Monday, January 23, 2012

Review: The Criterion Edition of 'Godzilla'

For many monster maniacs, Godzilla was a towering, rubber-suited ruffian with a heart of gold, practicing WWF moves with a giant moth and siring (or giving birth …what gender is Godzilla, anyway?) a cutesy pie, smoke-puffing baby-zilla. In other words, Godzilla was strictly kid’s stuff. This isn’t how the towering one got started. Ishiro Honda’s 1954 Gojira was a somber, sober allegory about the H-bombs that rained horror on Hiroshima and Nagasaki. It was shot in artful black and white, Godzilla didn’t do any crowd-pleasing capering, and Takashi Shimura, the respected actor who was a favorite of Akira Kurosawa, starred. Gojira was a serious film with a serious reputation for being one of Japan’s greatest.

Despite the content of the monster’s debut, the name “Godzilla” will forever pack connotations of fun and frivolity and skyscraper smashing. Criterion’s new double-disc DVD does a terrific job of emphasizing the seriousness of Gojira and the goofy joy of Godzilla. Honda’s film is presented in beautiful, high-definition on disc one. The bulk of disc two is devoted to the infamous 1956 Americanized version by Terry Morse. Retitled Godzilla: King of the Monsters, this version retains less than 60 minutes of the original film, loses all explicit references to Nagasaki and Hiroshima, and shoe-horns Raymond Burr into the plot in a cheap attempt to give Americans “someone to relate to.”  While this film retains some of Honda’s melancholy, it is closer in tone to the Godzilla films that would follow, particularly because of its awkwardness. It’s a sloppy mix of bad dubbing, bad translations, and blatantly phony attempts to make Burr seem as though he’s interacting with Honda’s cast. It’s also quite a bit more fun than the Japanese original.
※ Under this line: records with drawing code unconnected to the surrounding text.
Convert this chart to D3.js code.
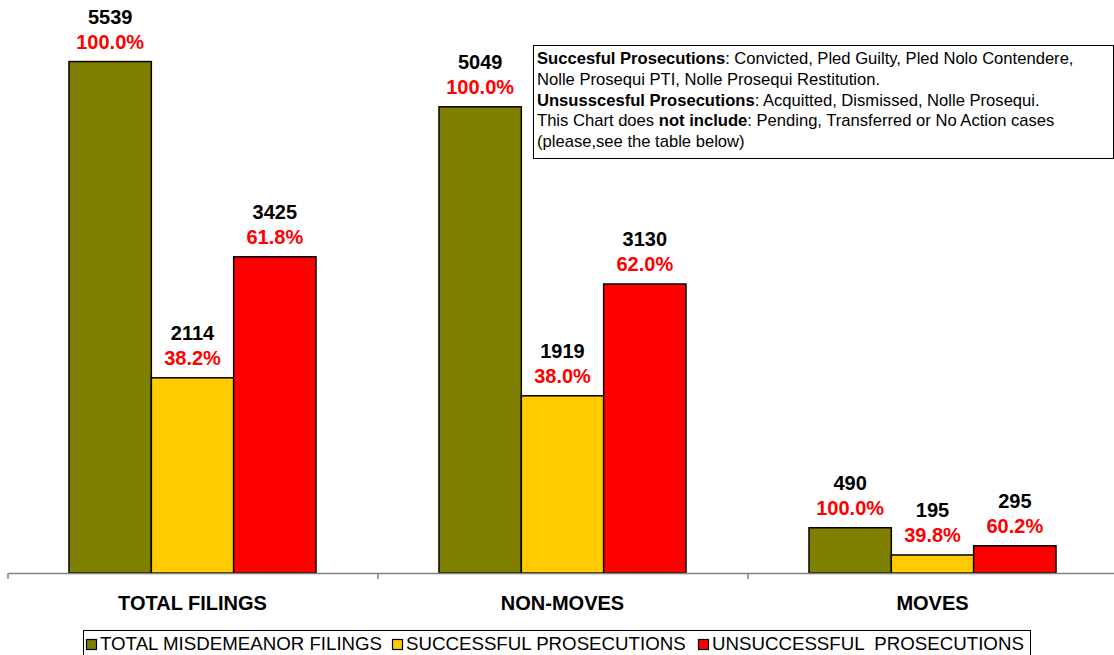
<!DOCTYPE html>
<html>
<head>
<meta charset="utf-8">
<script src="https://cdn.jsdelivr.net/npm/d3@7"></script>
<style>
  body { margin: 0; background: #fff; }
  svg { display: block; font-family: "Liberation Sans", Arial, sans-serif; }
</style>
</head>
<body>
<div id="chart"></div>
<script>
const width = 1114,
height = 655;

const categories = ['TOTAL FILINGS', 'NON-MOVES', 'MOVES']
const seriesNames = ['TOTAL MISDEMEANOR FILINGS', 'SUCCESSFUL PROSECUTIONS', 'UNSUCCESSFUL  PROSECUTIONS']
const seriesColors = ['#808000', '#FFCC00', '#FF0000']
const totalFilings = [5539, 5049, 490]
const successful = [2114, 1919, 195]
const unsuccessful = [3425, 3130, 295]
const percents = [
    ['100.0%', '38.2%', '61.8%'],
    ['100.0%', '38.0%', '62.0%'],
    ['100.0%', '39.8%', '60.2%']
]

const series = [totalFilings, successful, unsuccessful]

const svg = d3.select('#chart').append('svg')
    .attr('width', width)
    .attr('height', height)

const x0 = d3.scaleBand()
    .domain(categories)
    .range([8, 1118])
    .padding(0)

const x1 = d3.scaleBand()
    .domain(d3.range(seriesNames.length))
    .range([61, 308])
    .padding(0)

const y = d3.scaleLinear()
    .domain([0, 6000])
    .range([573, 19])

// annotation box (drawn first so bars sit on top of its edge)
svg.append('rect')
    .attr('x', 533.5)
    .attr('y', 45.5)
    .attr('width', 580)
    .attr('height', 113)
    .attr('fill', '#fff')
    .attr('stroke', '#000')

const groups = svg.selectAll('.grp')
    .data(categories)
    .enter()
    .append('g')
    .attr('class', 'grp')
    .attr('transform', (d) => 'translate(' + x0(d) + ',0)')

groups.selectAll('rect')
    .data((d, i) => series.map((s, j) => ({j: j, value: s[i], pct: percents[i][j]})))
    .enter()
    .append('rect')
    .attr('x', (d) => x1(d.j))
    .attr('y', (d) => y(d.value))
    .attr('width', x1.bandwidth())
    .attr('height', (d) => y(0) - y(d.value))
    .attr('fill', (d) => seriesColors[d.j])
    .attr('stroke', '#000')
    .attr('stroke-width', 1.5)

const labels = groups.selectAll('.lbl')
    .data((d, i) => series.map((s, j) => ({j: j, value: s[i], pct: percents[i][j]})))
    .enter()
    .append('g')
    .attr('class', 'lbl')
    .attr('text-anchor', 'middle')
    .style('font-weight', 'bold')
    .style('font-size', '20px')

labels.append('text')
    .attr('x', (d) => x1(d.j) + x1.bandwidth() / 2)
    .attr('y', (d) => y(d.value) - 38)
    .attr('fill', '#000')
    .text((d) => d.value)

labels.append('text')
    .attr('x', (d) => x1(d.j) + x1.bandwidth() / 2)
    .attr('y', (d) => y(d.value) - 13)
    .attr('fill', '#FF0000')
    .text((d) => d.pct)

// x axis
const xAxis = d3.axisBottom(x0).tickSize(0).tickFormat('')
const axisG = svg.append('g')
    .attr('transform', 'translate(0,' + y(0) + ')')
    .call(xAxis)
axisG.select('.domain').attr('stroke', '#808080').attr('stroke-width', 1.5)

const boundaries = x0.domain().map((d) => x0(d)).concat([x0.range()[1]])
axisG.selectAll('.bound')
    .data(boundaries)
    .enter()
    .append('line')
    .attr('x1', (d) => d)
    .attr('x2', (d) => d)
    .attr('y1', 0)
    .attr('y2', 6)
    .attr('stroke', '#808080')
    .attr('stroke-width', 1.5)

svg.selectAll('.cat')
    .data(categories)
    .enter()
    .append('text')
    .attr('x', (d) => x0(d) + 61 + 247 / 2)
    .attr('y', 610)
    .attr('text-anchor', 'middle')
    .style('font-weight', 'bold')
    .style('font-size', '20px')
    .text((d) => d)

const noteLines = [
    [['Succesful Prosecutions', true], [': Convicted, Pled Guilty, Pled Nolo Contendere,', false]],
    [['Nolle Prosequi PTI, Nolle Prosequi Restitution.', false]],
    [['Unsusscesful Prosecutions', true], [': Acquitted, Dismissed, Nolle Prosequi.', false]],
    [['This Chart does ', false], ['not include', true], [': Pending, Transferred or No Action cases', false]],
    [['(please,see the table below)', false]]
]
const noteText = svg.append('text')
    .style('font-size', '16.6px')
    .attr('fill', '#000')
    .attr('xml:space', 'preserve')
noteLines.forEach((line, i) => {
    line.forEach((part, k) => {
        const t = noteText.append('tspan')
            .style('font-weight', part[1] ? 'bold' : 'normal')
            .text(part[0])
        if (k === 0) t.attr('x', 537).attr('y', 64 + i * 20.8)
    })
})

// legend
const legend = svg.append('g')
legend.append('rect')
    .attr('x', 83.5)
    .attr('y', 630.5)
    .attr('width', 947)
    .attr('height', 30)
    .attr('fill', '#fff')
    .attr('stroke', '#000')

const legendX = [86, 392, 698]
const items = legend.selectAll('.item')
    .data(seriesNames)
    .enter()
    .append('g')
    .attr('transform', (d, i) => 'translate(' + legendX[i] + ',0)')

items.append('rect')
    .attr('x', 0.5)
    .attr('y', 639.5)
    .attr('width', 10)
    .attr('height', 10)
    .attr('fill', (d, i) => seriesColors[i])
    .attr('stroke', '#000')
    .attr('stroke-width', 1.2)

items.append('text')
    .attr('x', 14)
    .attr('y', 650)
    .style('font-size', '18.7px')
    .attr('xml:space', 'preserve')
    .text((d) => d)
</script>
</body>
</html>
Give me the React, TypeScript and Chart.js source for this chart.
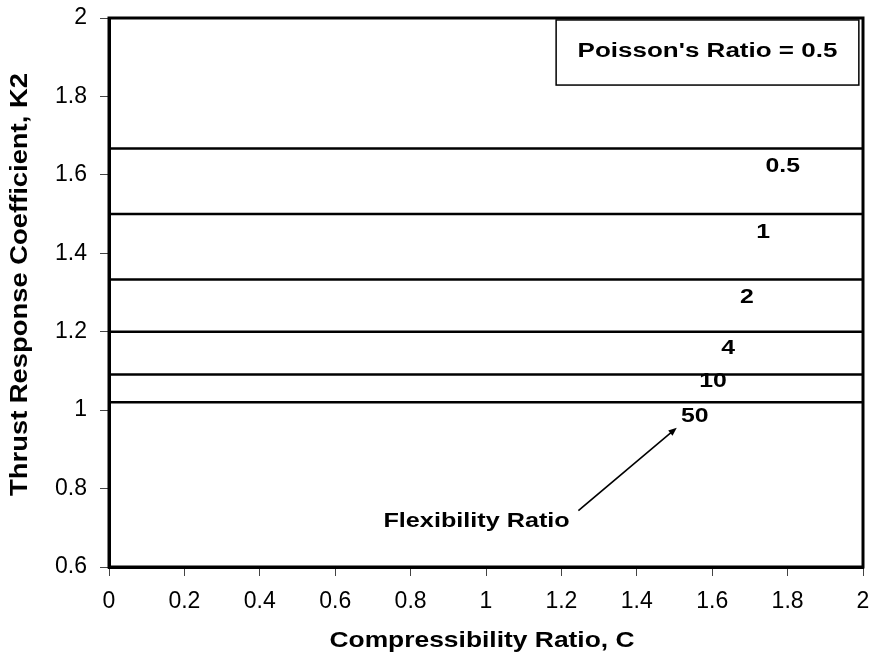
import React, { useEffect, useRef } from "react";
import { Chart, registerables } from "chart.js";

Chart.register(...registerables);

// ---- data ----
const compressibilityRange = [0, 2];
const flexibilityRatios = ["0.5", "1", "2", "4", "10", "50"];
const k2Values = [1.667, 1.5, 1.333, 1.2, 1.091, 1.02];
const ratioLabelX = [1.787, 1.735, 1.692, 1.642, 1.602, 1.554];
const ratioLabelY = [1.621, 1.454, 1.288, 1.158, 1.072, 0.983];
const xMin = 0;
const xMax = 2;
const yMin = 0.6;
const yMax = 2;
const tickStep = 0.2;
const xTitle = "Compressibility Ratio, C";
const yTitle = "Thrust Response Coefficient, K2";
const boxText = "Poisson's Ratio = 0.5";
const noteText = "Flexibility Ratio";
// annotation anchors in data coordinates
const boxCorners = [1.186, 1.995, 1.989, 1.829]; // x1, y1, x2, y2
const noteAnchor = [0.975, 0.716];
const arrowFrom = [1.245, 0.744];
const arrowTo = [1.506, 0.955];

const FONT = "'Liberation Sans', Arial, Helvetica, sans-serif";

function drawText(
  ctx: CanvasRenderingContext2D,
  text: string,
  x: number,
  y: number,
  font: string,
  sx: number,
  rotate = 0,
  sy = 1
) {
  ctx.save();
  ctx.translate(x, y);
  if (rotate) ctx.rotate(rotate);
  ctx.scale(sx, sy);
  ctx.font = font;
  ctx.fillStyle = "#000";
  ctx.textAlign = "center";
  ctx.textBaseline = "middle";
  ctx.fillText(text, 0, 0);
  ctx.restore();
}

const fmtTick = (v: any) => String(Number(Number(v).toFixed(1)));

const annotationPlugin = {
  id: "annotations",
  afterDraw(chart: any) {
    const { ctx, chartArea, scales } = chart;
    const xs = scales.x;
    const ys = scales.y;
    const px = (v: number) => xs.getPixelForValue(v);
    const py = (v: number) => ys.getPixelForValue(v);

    ctx.save();
    // plot frame
    ctx.strokeStyle = "#000";
    ctx.lineWidth = 3;
    ctx.strokeRect(
      chartArea.left,
      chartArea.top,
      chartArea.right - chartArea.left,
      chartArea.bottom - chartArea.top
    );

    // ratio labels
    flexibilityRatios.forEach((t, i) => {
      drawText(ctx, t, px(ratioLabelX[i]), py(ratioLabelY[i]), `bold 20px ${FONT}`, 1.24);
    });

    // Poisson box
    const bx1 = px(boxCorners[0]);
    const by1 = py(boxCorners[1]);
    const bx2 = px(boxCorners[2]);
    const by2 = py(boxCorners[3]);
    ctx.fillStyle = "#fff";
    ctx.fillRect(bx1, by1, bx2 - bx1, by2 - by1);
    ctx.strokeStyle = "#000";
    ctx.lineWidth = 1.5;
    ctx.strokeRect(bx1, by1, bx2 - bx1, by2 - by1);
    drawText(ctx, boxText, (bx1 + bx2) / 2, (by1 + by2) / 2 - 1, `bold 20px ${FONT}`, 1.3);

    // note + arrow
    drawText(ctx, noteText, px(noteAnchor[0]), py(noteAnchor[1]), `bold 21px ${FONT}`, 1.2);
    const ax1 = px(arrowFrom[0]);
    const ay1 = py(arrowFrom[1]);
    const ax2 = px(arrowTo[0]);
    const ay2 = py(arrowTo[1]);
    const ang = Math.atan2(ay2 - ay1, ax2 - ax1);
    const head = 9;
    ctx.strokeStyle = "#000";
    ctx.lineWidth = 1.6;
    ctx.beginPath();
    ctx.moveTo(ax1, ay1);
    ctx.lineTo(ax2 - Math.cos(ang) * head * 0.8, ay2 - Math.sin(ang) * head * 0.8);
    ctx.stroke();
    ctx.fillStyle = "#000";
    ctx.beginPath();
    ctx.moveTo(ax2, ay2);
    ctx.lineTo(ax2 - Math.cos(ang - 0.38) * head, ay2 - Math.sin(ang - 0.38) * head);
    ctx.lineTo(ax2 - Math.cos(ang + 0.38) * head, ay2 - Math.sin(ang + 0.38) * head);
    ctx.closePath();
    ctx.fill();

    // axis titles
    const cx = (chartArea.left + chartArea.right) / 2 - 4;
    drawText(ctx, xTitle, cx, chartArea.bottom + 74, `bold 22px ${FONT}`, 1.2);
    const cy = (chartArea.top + chartArea.bottom) / 2 - 8;
    drawText(ctx, yTitle, 21, cy, `bold 23px ${FONT}`, 1.19, -Math.PI / 2);
    ctx.restore();
  },
};

export default function App() {
  const canvasRef = useRef<HTMLCanvasElement | null>(null);

  useEffect(() => {
    const canvas = canvasRef.current;
    if (!canvas) return;
    const datasets = k2Values.map((v, i) => ({
      label: "Flexibility Ratio " + flexibilityRatios[i],
      data: compressibilityRange.map((x) => ({ x, y: v })),
      showLine: true,
      borderColor: "#000",
      borderWidth: 2.5,
      pointRadius: 0,
      pointHoverRadius: 0,
      fill: false,
    }));

    const chart = new Chart(canvas, {
      type: "scatter",
      data: { datasets },
      options: {
        animation: false,
        responsive: false,
        maintainAspectRatio: false,
        devicePixelRatio: 1,
        layout: { padding: { top: 18, right: 10, left: 0, bottom: 0 } },
        plugins: {
          legend: { display: false },
          tooltip: { enabled: false },
          title: { display: false },
        },
        scales: {
          x: {
            type: "linear",
            min: xMin,
            max: xMax,
            ticks: {
              stepSize: tickStep,
              color: "#000",
              font: { family: FONT, size: 23 },
              padding: 12,
              maxRotation: 0,
              autoSkip: false,
              callback: fmtTick,
            },
            grid: {
              drawOnChartArea: false,
              drawTicks: true,
              tickLength: 9,
              color: "#444",
              lineWidth: 1,
            },
            border: { display: true, color: "#000", width: 3 },
            afterFit: (s: any) => {
              s.height = 89;
              s.paddingLeft = 0;
              s.paddingRight = 0;
            },
          },
          y: {
            type: "linear",
            min: yMin,
            max: yMax,
            ticks: {
              stepSize: tickStep,
              color: "#000",
              font: { family: FONT, size: 23 },
              padding: 13,
              autoSkip: false,
              callback: fmtTick,
            },
            grid: {
              drawOnChartArea: false,
              drawTicks: true,
              tickLength: 9,
              color: "#444",
              lineWidth: 1,
            },
            border: { display: true, color: "#000", width: 3 },
            afterFit: (s: any) => {
              s.width = 109;
              s.paddingTop = 0;
              s.paddingBottom = 0;
            },
          },
        },
      },
      plugins: [annotationPlugin],
    });
    return () => chart.destroy();
  }, []);

  return (
    <div style={{ position: "absolute", left: 0, top: 0, width: 873, height: 656, background: "#fff" }}>
      <canvas ref={canvasRef} width={873} height={656} style={{ display: "block", width: 873, height: 656 }} />
    </div>
  );
}
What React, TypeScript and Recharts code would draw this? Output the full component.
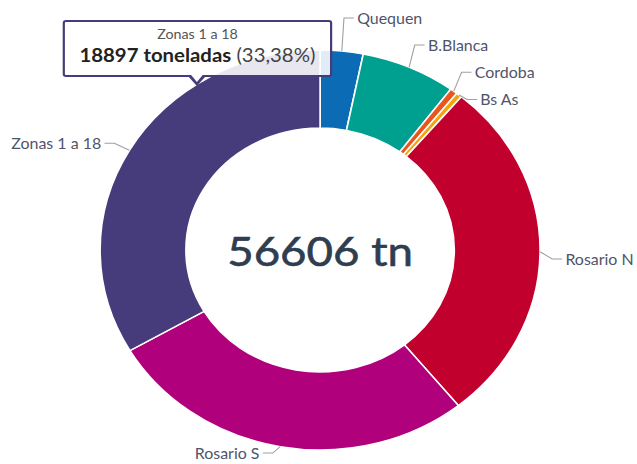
import React from 'react';
import { PieChart, Pie, Cell, Tooltip, Label } from 'recharts';

const names = ['Quequen', 'B.Blanca', 'Cordoba', 'Bs As', 'Rosario N', 'Rosario S', 'Zonas 1 a 18'];
const tonnes = [1780, 3950, 310, 240, 15900, 15529, 18897];
const colors = ['#0b6bb4', '#00a091', '#e8561e', '#f5a30c', '#c1002d', '#b0007b', '#473c7b'];
const unit = 'tn';
const tooltipUnit = 'toneladas';

const data = names.map((name, i) => ({ name, value: tonnes[i], color: colors[i] }));
const total = tonnes.reduce((a, b) => a + b, 0);

const SX = 1.1;
const W = 579;
const H = 464;
const CX = 291;
const CY = 250;
const R = 200;
const IR = 122;
const FONT = 'Lato, "Open Sans", sans-serif';

// Highcharts-like label layout: natural y from mid angle, then overlap distribution per side
function computeLayout() {
  let acc = 0;
  const items = tonnes.map((v, i) => {
    const a0 = (acc / total) * 360;
    acc += v;
    const a1 = (acc / total) * 360;
    const mid = ((a0 + a1) / 2) * Math.PI / 180;
    const s = Math.sin(mid);
    const c = Math.cos(mid);
    return { i, s, side: s >= 0 ? 1 : -1, natural: CY - 228 * c + 7, y: 0, textX: CX + 210 * s + (s >= 0 ? 13 : -17) };
  });
  const spacing = 27.2;
  const minY = 16;
  const maxY = 453;
  [1, -1].forEach((side) => {
    const list = items.filter((it) => it.side === side).sort((a, b) => a.natural - b.natural);
    let groups = list.map((it) => ({ members: [it], top: it.natural }));
    const place = (g: any) => {
      const n = g.members.length;
      const mean = g.members.reduce((a: number, m: any) => a + m.natural, 0) / n;
      let top = mean - ((n - 1) * spacing) / 2;
      top = Math.max(minY, Math.min(maxY - (n - 1) * spacing, top));
      g.top = top;
    };
    groups.forEach(place);
    let merged = true;
    while (merged) {
      merged = false;
      for (let k = 0; k < groups.length - 1; k++) {
        const g = groups[k];
        const h = groups[k + 1];
        if (g.top + g.members.length * spacing > h.top) {
          const ng = { members: [...g.members, ...h.members], top: 0 };
          place(ng);
          groups = [...groups.slice(0, k), ng, ...groups.slice(k + 2)];
          merged = true;
          break;
        }
      }
    }
    groups.forEach((g) => g.members.forEach((m: any, j: number) => { m.y = g.top + j * spacing; }));
  });
  const out: any[] = [];
  items.forEach((it) => { out[it.i] = it; });
  return out;
}

const layout = computeLayout();
const RAD = Math.PI / 180;

const renderLabel = (props: any) => {
  const { cx, cy, midAngle, outerRadius, index } = props;
  const lay = layout[index];
  const ex = cx + outerRadius * Math.cos(-midAngle * RAD);
  const ey = cy + outerRadius * Math.sin(-midAngle * RAD);
  const side = lay.side;
  const bx = lay.textX - 12 * side;
  const tx = lay.textX;
  return (
    <g key={`lbl-${index}`}>
      <path
        d={`M${ex},${ey} L${bx},${lay.y} L${tx - 3 * side},${lay.y}`}
        stroke="#a0a0a0"
        strokeWidth={1}
        fill="none"
      />
      <text
        x={tx}
        y={lay.y}
        textAnchor={side > 0 ? 'start' : 'end'}
        dominantBaseline="central"
        fontFamily={FONT}
        fontSize={14.5}
        fill="#50546a"
      >
        {names[index]}
      </text>
    </g>
  );
};

const TipContent = (props: any) => {
  const { payload } = props;
  if (!payload || !payload.length) return null;
  const p = payload[0];
  const idx = names.indexOf(p.name);
  const pct = ((p.value / total) * 100).toFixed(2).replace('.', ',');
  const col = colors[idx >= 0 ? idx : 0];
  return (
    <div style={{ position: 'relative', width: 245, height: 57, fontFamily: FONT }}>
      <div
        style={{
          boxSizing: 'border-box',
          width: 245,
          height: 57,
          border: `2px solid ${col}`,
          borderRadius: 3,
          background: 'rgba(255,255,255,0.88)',
          textAlign: 'center',
          paddingTop: 4,
        }}
      >
        <div style={{ fontSize: 13, color: '#555', lineHeight: '17px' }}>{p.name}</div>
        <div style={{ fontSize: 18.5, color: '#444', lineHeight: '24px', whiteSpace: 'nowrap' }}>
          <b style={{ color: '#222' }}>{p.value} {tooltipUnit}</b> ({pct}%)
        </div>
      </div>
      <div
        style={{
          position: 'absolute',
          left: 113,
          top: 55,
          width: 0,
          height: 0,
          borderLeft: '9px solid transparent',
          borderRight: '9px solid transparent',
          borderTop: `11px solid ${col}`,
        }}
      />
      <div
        style={{
          position: 'absolute',
          left: 116,
          top: 54,
          width: 0,
          height: 0,
          borderLeft: '6px solid transparent',
          borderRight: '6px solid transparent',
          borderTop: '8px solid #fff',
        }}
      />
    </div>
  );
};

export default function App() {
  return (
    <div
      style={{
        position: 'absolute',
        left: 0,
        top: 0,
        width: W,
        height: H,
        transform: `scaleX(${SX})`,
        transformOrigin: '0 0',
        background: '#fff',
      }}
    >
      <PieChart width={W} height={H} margin={{ top: 0, right: 0, bottom: 0, left: 0 }}>
        <Pie
          data={data}
          dataKey="value"
          nameKey="name"
          cx={CX}
          cy={CY}
          innerRadius={IR}
          outerRadius={R}
          startAngle={90}
          endAngle={-270}
          stroke="#ffffff"
          strokeWidth={1.5}
          label={renderLabel}
          labelLine={false}
          isAnimationActive={false}
        >
          {data.map((d, i) => (
            <Cell key={d.name} fill={d.color} />
          ))}
          <Label
            position="center"
            content={(p: any) => {
              const vb = p.viewBox || {};
              return (
                <text
                  x={vb.cx ?? CX}
                  y={vb.cy ?? CY}
                  textAnchor="middle"
                  dominantBaseline="central"
                  fontFamily={FONT}
                  fontSize={41.5}
                  fill="#2e3d4f"
                  stroke="#2e3d4f"
                  strokeWidth={0.6}
                >
                  {`${total} ${unit}`}
                </text>
              );
            }}
          />
        </Pie>
        <Tooltip
          defaultIndex={6}
          active
          isAnimationActive={false}
          position={{ x: 57, y: 20 }}
          allowEscapeViewBox={{ x: true, y: true }}
          wrapperStyle={{ outline: 'none' }}
          content={<TipContent />}
        />
      </PieChart>
    </div>
  );
}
The extras are similarly split. There’s a disturbing featurette about the radioactive-ash-showered fishing vessel that inspired Gojira. J. Hoberman offers a grim and engrossing booklet essay titled “Poetry After the A-Bomb”. At the other end of the spectrum, there’s a fun featurette about the film’s impressive photographic effects and a totally neat Godzilla pop-up in the packaging. Film historian David Kalat provides lively commentaries for both films, which are different enough to warrant them. Of course, those films are the main selling point of this DVD set, and they look and sound spectacular enough to entice Godzilla freaks who have more than their share of Godzilla stuff to purchase these films one more time.